Abstract 521: Endothelial Cell Forward Migration in a Disturbed Wall Shear Stress Environment is Promoted by Rho-Kinase Inhibition

Abstract

Stent deployment to treat coronary artery disease causes damage and loss of endothelial cells (EC). Repair of injured arteries by EC migration is co-ordinated by Rho family GTPases. It is also regulated by wall shear stress (WSS), a mechanical force exerted by flowing blood on the vessel wall, via mechanisms that are poorly understood. It was hypothesised that stent struts may impede repair of injured endothelium by inducing localised disturbances in WSS. To simulate a stented artery in vitro, chamber slides were fabricated with ridges (100 μm high) positioned perpendicularly to the flow direction. Confluent EC monolayers seeded on one side of either ridged or non-ridged (control) chambers were exposed to flowing culture medium (Ibidi® system). Flow patterns were determined by computational fluid dynamic (CFD) modelling and particle velocimetry. Live cell imaging and analysis using ImageJ® software enabled quantification of EC migration velocity and directional persistence (DP). EC on the non-ridged chamber slide were exposed to a uniform WSS of 13 dyn/cm2 and migrated relatively uniformly in parallel with the flow direction (average velocity 1.13 μm/min; DP 0.59). By contrast, CFD and particle velocimetry revealed spatial WSS differences over the ridged chamber, with significant spikes above physiological levels (>70 dyn/cm2) at the corners of the ridges and distinctive flow recirculation zone immediately downstream from ridges (-4 dyn/cm2).

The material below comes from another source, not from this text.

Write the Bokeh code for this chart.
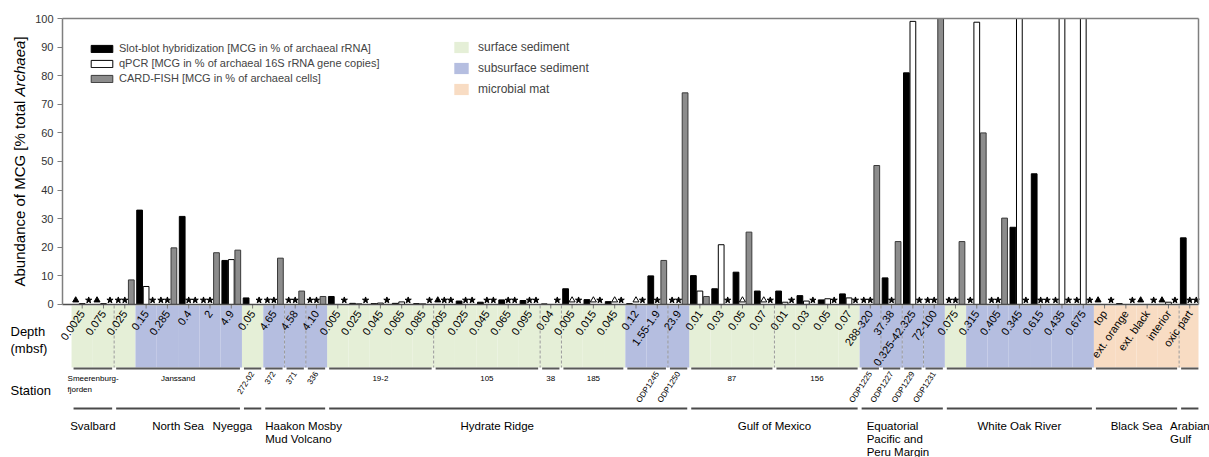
import math
from bokeh.plotting import figure
from bokeh.models import (ColumnDataSource, Range1d, LinearAxis, FixedTicker,
                          Label, Legend, LegendItem)
from bokeh.core.properties import value
from bokeh.embed import file_html
from bokeh.resources import INLINE

# ---------------- data ----------------
depths = ["0.0025", "0.075", "0.025", "0.15", "0.285", "0.4", "2", "4.9", "0.05",
          "4.65", "4.58", "4.10",
          "0.005", "0.025", "0.045", "0.065", "0.085",
          "0.005", "0.025", "0.045", "0.065", "0.095", "0.04",
          "0.005", "0.015", "0.045", "0.12", "1.55-1.9", "23.9",
          "0.01", "0.03", "0.05", "0.07", "0.01", "0.03", "0.05", "0.07",
          "288-320", "37.38", "0.325-42.325", "72-100",
          "0.075", "0.315", "0.405", "0.345", "0.615", "0.435", "0.675",
          "top", "ext. orange", "ext. black", "interior", "oxic part"]

# S = surface sediment, D = subsurface sediment, M = microbial mat
setting = list("SSSDDDDDSDDD" + "S" * 14 + "DDD" + "S" * 8 + "DDDD" + "S" + "D" * 6 + "M" * 5)

# numbers = % values ; "*" = star symbol ; "^" = filled triangle ; "o" = open triangle ; None = nothing
slot_blot = ["^", "^", "*", 33.0, "*", 30.8, "*", 15.4, 2.3, "*", "*", "*",
             2.8, 0.4, 0.3, 0.4, 0.3, "^", 1.2, 0.8, 1.6, 1.4, 0.2, 5.5, 1.7, 1.0, 0.3, 10.0, "*",
             10.1, 5.5, 11.3, 4.7, 4.7, 3.1, 1.6, 3.7,
             "*", 9.3, 81.0, "*",
             "*", "*", "*", 27.0, 45.7, "*", "*",
             "^", 0.3, "^", "^", 23.3]
qpcr = [0.3, 0.3, "*", 6.3, "*", "*", "*", 15.7, None, "*", "*", "*",
        None, 0.2, 0.5, 0.9, 0.2, "*", "*", "*", "*", "*", None, "o", "o", "o", "o", "*", "*",
        4.7, 20.9, "o", "o", 0.8, 1.2, 2.0, 2.3,
        "*", "*", 99.0, "*",
        "*", 98.7, "*", 100.0, "*", 100.0, 100.0,
        None, None, None, 0.8, "*"]
card_fish = ["*", "*", 8.6, "*", 19.8, "*", 18.1, 19.0, "*", 16.2, 4.7, 2.8,
             "*", "*", "*", "*", "*", "*", "*", "*", "*", "*", "*", "*", "*", "*", "*", 15.4, 74.0,
             2.8, "*", 25.3, "*", "*", "*", "*", "*",
             48.6, 22.0, "*", 100.0,
             22.0, 60.0, 30.2, "*", "*", "*", "*",
             "*", "*", "*", "*", "*"]

series_names = ["Slot-blot hybridization [MCG in % of archaeal rRNA]",
                "qPCR [MCG in % of archaeal 16S rRNA gene copies]",
                "CARD-FISH [MCG in % of archaeal cells]"]

stations = ["Smeerenburg-\nfjorden", "Janssand", "272-02", "372", "371", "336",
            "19-2", "105", "38", "185", "ODP1245", "ODP1250", "87", "156",
            "ODP1225", "ODP1227", "ODP1229", "ODP1231", "", "", ""]
station_sizes = [2, 6, 1, 1, 1, 1, 5, 5, 1, 3, 2, 1, 4, 4, 1, 1, 1, 1, 7, 4, 1]
rotated_stations = {"272-02", "372", "371", "336", "ODP1245", "ODP1250",
                    "ODP1225", "ODP1227", "ODP1229", "ODP1231"}

regions = ["Svalbard", "North Sea", "Nyegga", "Haakon Mosby\nMud Volcano", "Hydrate Ridge",
           "Gulf of Mexico", "Equatorial\nPacific and\nPeru Margin", "White Oak River",
           "Black Sea", "Arabian\nGulf"]
region_sizes = [2, 6, 1, 3, 17, 8, 4, 7, 4, 1]

setting_names = {"S": "surface sediment", "D": "subsurface sediment", "M": "microbial mat"}

# ---------------- layout / style ----------------
W, H = 1209, 457
ML, MR, MT = 62, 11, 18          # where the 0-100 box sits inside the canvas
X0, X1 = 0.075, 53.41            # sample-axis extent of the box
Y0, Y1 = -53.5, 100.0
kx = (W - ML - MR) / (X1 - X0)
ky = (H - MT) / (Y1 - Y0)
XL, XR = X0 - ML / kx, X1 + MR / kx
YT = Y1 + MT / ky


def xd(px):
    return XL + px / kx


def yd(py):
    return YT - py / ky


FONT = "Liberation Sans"
AXC = "#7f7f7f"
band_colors = {"S": "#e5efd7", "D": "#b5bee0", "M": "#f8dcc3"}
bar_fill = ["black", "white", "#8c8c8c"]
bar_line = ["black", "black", "#3a3a3a"]
slot_off = [-0.305, 0.0, 0.305]
bar_w = 0.27
gap = 2.0 / kx

p = figure(width=W, height=H, x_range=Range1d(XL, XR), y_range=Range1d(Y0, YT),
           min_border=0, x_axis_location=None, y_axis_location=None,
           output_backend="svg", toolbar_location=None, outline_line_color=None)
p.grid.visible = False

n_samples = len(depths)
xs = list(range(1, n_samples + 1))


def groups(sizes):
    out, s = [], 1
    for k in sizes:
        out.append((s, s + k - 1))
        s += k
    return out


# background bands by setting type
band_renderers = {}
for t in ["S", "D", "M"]:
    sel = [x for x, s in zip(xs, setting) if s == t]
    src = ColumnDataSource(dict(left=[max(x - 0.5, X0) for x in sel],
                                right=[min(x + 0.5, X1) for x in sel],
                                top=[yd(305)] * len(sel), bottom=[yd(367)] * len(sel)))
    band_renderers[t] = p.quad(left="left", right="right", top="top", bottom="bottom", source=src,
                               fill_color=band_colors[t], line_color=None)

# dashed separators between stations sharing a band type
st_groups = groups(station_sizes)
sep_x = [b + 0.5 for (a, b) in st_groups[:-1] if setting[b - 1] == setting[b]]
p.segment(x0=sep_x, y0=[yd(305)] * len(sep_x), x1=sep_x, y1=[yd(367)] * len(sep_x),
          line_color="#9a9a9a", line_width=1, line_dash="3 2")

# small ticks below baseline
p.segment(x0=xs, y0=[0] * n_samples, x1=xs, y1=[yd(308)] * n_samples,
          line_color="#7a7a7a", line_width=1)

# bars and symbols
bar_renderers = []
mark_y = 4.3 / ky
for i, ser in enumerate([slot_blot, qpcr, card_fish]):
    bx = [x + slot_off[i] for x, v in zip(xs, ser) if isinstance(v, float)]
    bt = [min(v, Y1) for v in ser if isinstance(v, float)]
    r = p.vbar(x=bx, top=bt, bottom=0, width=bar_w, fill_color=bar_fill[i],
               line_color=bar_line[i], line_width=1)
    bar_renderers.append(r)
    sx = [x + slot_off[i] for x, v in zip(xs, ser) if v == "*"]
    tx = [x + slot_off[i] for x, v in zip(xs, ser) if v == "^"]
    ox = [x + slot_off[i] for x, v in zip(xs, ser) if v == "o"]
    if sx:
        p.scatter(x=sx, y=[mark_y] * len(sx), marker="star", size=6.5,
                  fill_color="black", line_color="black")
    if tx:
        p.scatter(x=tx, y=[mark_y] * len(tx), marker="triangle", size=6,
                  fill_color="black", line_color="black")
    if ox:
        p.scatter(x=ox, y=[mark_y] * len(ox), marker="triangle", size=6,
                  fill_color="white", line_color="black")

# depth labels
p.text(x=xs, y=[yd(311)] * n_samples, text=depths, angle=math.radians(55),
       text_align="right", text_baseline="middle", text_font=value(FONT),
       text_font_size="11px", text_color="black")

# station lines and labels
p.segment(x0=[max(a - 0.5 + gap, X0) for a, b in st_groups], y0=[yd(368)] * len(st_groups),
          x1=[min(b + 0.5 - gap, X1) for a, b in st_groups], y1=[yd(368)] * len(st_groups),
          line_color="#595959", line_width=2)
hx, hy, ht, ha = [], [], [], []
rx, ry, rt = [], [], []
for name, (a, b) in zip(stations, st_groups):
    if not name:
        continue
    if name in rotated_stations:
        rx.append(b); ry.append(yd(372)); rt.append(name)
    else:
        lines = name.split("\n")
        for j, ln in enumerate(lines):
            if len(lines) > 1:
                hx.append(a - 0.5 - 4 / kx); ha.append("left")
            else:
                hx.append((a + b) / 2); ha.append("center")
            hy.append(yd(378 + 10.5 * j)); ht.append(ln)
p.text(x=hx, y=hy, text=ht, text_align=ha, text_baseline="middle",
       text_font=value(FONT), text_font_size="8px", text_color="black")
p.text(x=rx, y=ry, text=rt, angle=math.radians(57), text_align="right",
       text_baseline="middle", text_font=value(FONT), text_font_size="8px",
       text_color="black")

# region lines and labels
rg_groups = groups(region_sizes)
p.segment(x0=[max(a - 0.5 + gap, X0) for a, b in rg_groups], y0=[yd(408)] * len(rg_groups),
          x1=[min(b + 0.5 - gap, X1) for a, b in rg_groups], y1=[yd(408)] * len(rg_groups),
          line_color="#4a4a4a", line_width=2)
region_align = ["center", "center", "right", "left", "center", "center", "left",
                "center", "center", "left"]
region_nudge = [0, 0, -9, 0, -11, 0, 5, 0, 0, -11]
for name, (a, b), al, nd in zip(regions, rg_groups, region_align, region_nudge):
    if al == "center":
        ax = (a + b) / 2
    elif al == "right":
        ax = b + 0.5 - gap
    else:
        ax = a - 0.5 + gap
    ax += nd / kx
    for j, ln in enumerate(name.split("\n")):
        p.add_layout(Label(x=ax, y=yd(425 + 13 * j), text=ln, text_align=al,
                           text_baseline="middle", text_font=FONT,
                           text_font_size="11.5px", text_color="black"))

# left texts
for txt, py in [("Depth", 331), ("(mbsf)", 348), ("Station", 390)]:
    p.add_layout(Label(x=xd(10), y=yd(py), text=txt, text_align="left",
                       text_baseline="middle", text_font=FONT, text_font_size="13px",
                       text_color="black"))

# axes (box lines) placed at fixed data locations
yax = LinearAxis(fixed_location=X0, bounds=(0, 100),
                 ticker=FixedTicker(ticks=list(range(0, 101, 10))),
                 axis_line_color=AXC, axis_line_width=1.5,
                 major_tick_line_color=AXC, major_tick_in=0, major_tick_out=5,
                 minor_tick_line_color=None, major_label_standoff=4,
                 major_label_text_font=FONT, major_label_text_font_size="11px",
                 major_label_text_color="#333333")
p.add_layout(yax, "left")


def plain_axis(loc, bounds, color, width):
    return LinearAxis(fixed_location=loc, bounds=bounds, ticker=FixedTicker(ticks=[]),
                      axis_line_color=color, axis_line_width=width,
                      major_tick_line_color=None, minor_tick_line_color=None,
                      major_label_text_font_size="0px")


p.add_layout(plain_axis(X1, (0, 100), AXC, 1.5), "right")
p.add_layout(plain_axis(Y1, (X0, X1), AXC, 1.5), "above")
p.add_layout(plain_axis(0, (X0, X1), "#4d4d4d", 1.5), "below")

# y axis title (with italic Archaea)
arial = {"A": 667, "b": 556, "u": 556, "n": 556, "d": 556, "a": 556, "c": 500, "e": 556,
         " ": 278, "o": 556, "f": 278, "M": 833, "C": 722, "G": 778, "[": 278, "%": 889,
         "t": 278, "l": 222, "r": 333, "h": 556, "]": 278}
fs = 15
parts = [("Abundance of MCG [% total ", "normal"), ("Archaea", "italic"), ("]", "normal")]
widths = [sum(arial[c] for c in s) * fs / 1000 for s, _ in parts]
start_px = 161 + sum(widths) / 2
for (s, style), w in zip(parts, widths):
    p.add_layout(Label(x=xd(19), y=yd(start_px), text=s, angle=math.pi / 2,
                       text_align="left", text_baseline="middle", text_font=FONT,
                       text_font_size=f"{fs}px", text_font_style=style, text_color="black"))
    start_px -= w

# legends
leg1 = Legend(items=[LegendItem(label=value(nm), renderers=[r])
                     for nm, r in zip(series_names, bar_renderers)],
              location=(88, 372), glyph_width=27, glyph_height=9, label_height=14,
              spacing=1, padding=0, margin=0, label_standoff=4,
              label_text_font=FONT, label_text_font_size="11px",
              border_line_color=None, background_fill_alpha=0)
leg2 = Legend(items=[LegendItem(label=value(setting_names[t]), renderers=[band_renderers[t]])
                     for t in ["S", "D", "M"]],
              location=(452, 361), glyph_width=18, glyph_height=14, label_height=14,
              spacing=7, padding=0, margin=0, label_standoff=8,
              label_text_font=FONT, label_text_font_size="12px",
              border_line_color=None, background_fill_alpha=0)
p.add_layout(leg1)
p.add_layout(leg2)

open("out.html", "w").write(file_html(p, INLINE))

While EC were able to migrate over the ridges, cells that reached the recirculation zone displayed non-uniform directionality (DP 0.25) and reduced velocity (0.78 μm/min). Inhibition of the RhoA signalling pathway with ROCK inhibitors promoted EC forward migration within the recirculation zone by elevating DP (0.41) and velocity (1.16 μm/min). It was concluded that disturbed WSS downstream from stent strut-like ridges prevented the forward migration of EC. Inhibition of the RhoA/ROCK signaling pathway promoted EC migration and re-population of these sites. Our data suggest that treatment using a ROCK inhibitor may promote re-endothelialisation of stented arteries.